State Senate Narrowly Passes Spending Plan - No Agreement on Taxes to Pay for It
On Saturday, the State Senate adopted an operating budget with the bare minimum of 25 yes votes, with 19 no votes and 5 members excused. Curt Woodward's AP story explains it wasn't easy.
The Senate budget, a product of the Democratic majority, cleared its latest hurdle on a back-and-forth 25-19 vote. Several Democrats voted against their own budget, and a couple of senators had to switch their votes at the last minute to ensure the package would get the minimum number of "yes" votes required for approval.
The tax vote will be more difficult. Woodward writes:
As drafted, the Senate tax plan includes a three-tenths of a penny sales tax increase, a raft of deleted tax exemptions, and a $1-per-pack cigarette tax hike. But Democrats already are backing away from key portions, including a plan to drop the sales-tax exemption on the value of trade-in cars.
At least one Democrat who voted for the budget is not a sure bet for the tax vote.
[Sen. Chris] Marr said later he switched to yes “in the interest of moving ahead” but still has serious concerns that the budget cuts aren’t enough and proposed tax increases are too large.
...Although Democrats have 31 seats in the Senate, they don’t yet have 25 votes for a tax plan, Marr said: “Now we begin the discussions in earnest around loopholes and tax proposals.”
Senate Democrats post their account of the budget action here. Statements also from Republican leader Sen. Mike Hewitt and the GOP's budget leader Sen. Joe Zarelli.
Woodward reports that Democrats in both chambers are having trouble agreeing on taxes. Last week the Senate produced a tax plan that would have raised about $950 million.

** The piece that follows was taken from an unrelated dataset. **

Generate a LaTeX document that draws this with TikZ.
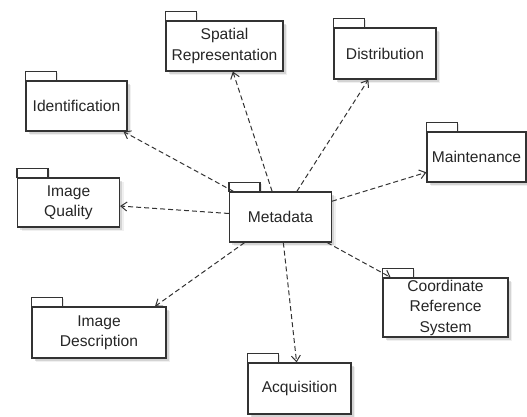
\documentclass[tikz,border=0pt]{standalone}
\usepackage{fontspec}
\setmainfont{Liberation Sans}
\usetikzlibrary{arrows.meta, shadows, backgrounds}

\begin{document}
\begin{tikzpicture}[x=1pt, y=-1pt, ->, >={Straight Barb[length=6pt, width=9pt]}, semithick,
    pkg/.style={draw=black!80, fill=white, text=black!85, line width=1.2pt, align=center, inner sep=0pt,
      minimum width=102pt, minimum height=50pt, font=\fontsize{15.6}{20.5}\selectfont,
      drop shadow={shadow xshift=4pt, shadow yshift=-4pt, opacity=0.12},
      drop shadow={shadow xshift=2.5pt, shadow yshift=-2.5pt, opacity=0.25}},
    tab/.style={-, draw=black!80, fill=white, line width=1.2pt,
      drop shadow={shadow xshift=2pt, shadow yshift=-2pt, opacity=0.2}},
    dep/.style={black!80, line width=1pt, dash pattern=on 5pt off 3pt}]
        \useasboundingbox (0,0) rectangle (527,416);

        \node[pkg] (meta)    at (280.5,217)               {Metadata};
        \node[pkg, minimum width=117pt] (spatial) at (224.5,46) {Spatial\\Representation};
        \node[pkg, minimum height=51pt] (distr)   at (385,53.5)  {Distribution};
        \node[pkg, minimum width=101pt] (ident)   at (76.5,106)  {Identification};
        \node[pkg, minimum width=99pt]  (maint)   at (476.5,157) {Maintenance};
        \node[pkg, minimum height=49pt] (quality) at (68.5,202.5) {Image\\Quality};
        \node[pkg, minimum width=134pt, minimum height=51pt] (desc) at (99,332.5) {Image\\Description};
        \node[pkg, minimum width=103pt, minimum height=51pt] (acq) at (299.5,388.5) {Acquisition};
        \node[pkg, minimum width=125pt, minimum height=59pt] (crs) at (445.5,307.5) {Coordinate\\Reference\\System};

        \begin{scope}[on background layer]
          \foreach \n in {meta, spatial, distr, ident, maint, quality, desc, acq, crs}
            \draw[tab] (\n.north west) rectangle ++(31,-9);
        \end{scope}

        \path (meta) edge [dep] (spatial)
                     edge [dep] (distr)
                     edge [dep] (ident)
                     edge [dep] (quality)
                     edge [dep] (maint)
                     edge [dep] (desc.25)
                     edge [dep] (acq)
                     edge [dep] (crs);
\end{tikzpicture}
\end{document}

Votes on bills to collect the revenue have not been scheduled, indicating there may not be support in the caucus.
That may not be enough money. At a Senate budget committee hearing Friday, Democrats restored what Republican members estimated was $70 million in spending.
And in the House, the on-again, off-again scheduled release of a revenue plan remains off again. unless you count this title-only bill. That doesn't mean they're not giving this a whole lot of thought. Jerry Cornfield's Petri Dish blog for the Everett Herald links to 8 pages of mostly bad revenue proposals submitted by House Democrats.
Just a thought, here, but I'd guess that the smaller the revenue target, the better chance they have of getting agreement on how to reach it. Keep the tax number low, very low.